Analysis of Transshipment in Three-Sided Meal Delivery Services via Microhubs
Abstract
This paper introduces and analyzes a novel transshipment strategy for meal delivery. In this approach, the service area is partitioned into smaller sub-areas, with deliverers assigned to operate exclusively within these sub-areas. Meanwhile, a centrally located microhub functions as a logistic depot to facilitate the batching and transfer of meal packages toward different sub-areas. We model the meal delivery system with transshipment using networked G/G/m queues and analytically approximate two critical system performance metrics -- customer waiting time and vehicle miles traveled -- to evaluate the effectiveness of the proposed strategy. The performance achieved by transshipment is benchmarked against that of the classic pickup-and-delivery strategy without transshipment, both predicted using continuous approximations. For the latter, we enhance the existing modeling by incorporating the delivery distance profiles of individual orders to better match the meal delivery context. Our comparisons indicate that meal delivery via transshipment outperforms the non-transshipping counterpart across both metrics under either high-demand or low-supply conditions, with particular advantages in servicing larger areas or handling long-distance orders.
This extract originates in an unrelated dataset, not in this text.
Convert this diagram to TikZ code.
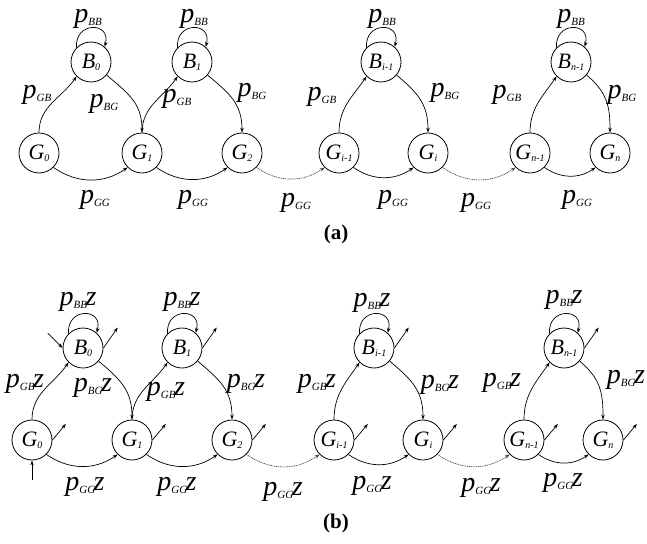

This conclusion is corroborated by a numerical experiment using empirical meal delivery data from Meituan, which suggests that an optimally configured transshipment strategy can significantly improve service performance for both customers and deliverers during peak lunch hours and in the busiest districts. While transshipment continues to reduce vehicle miles traveled by deliverers during non-peak hours, it results in longer customer waiting times compared to the benchmark without transshipment as demand decreases.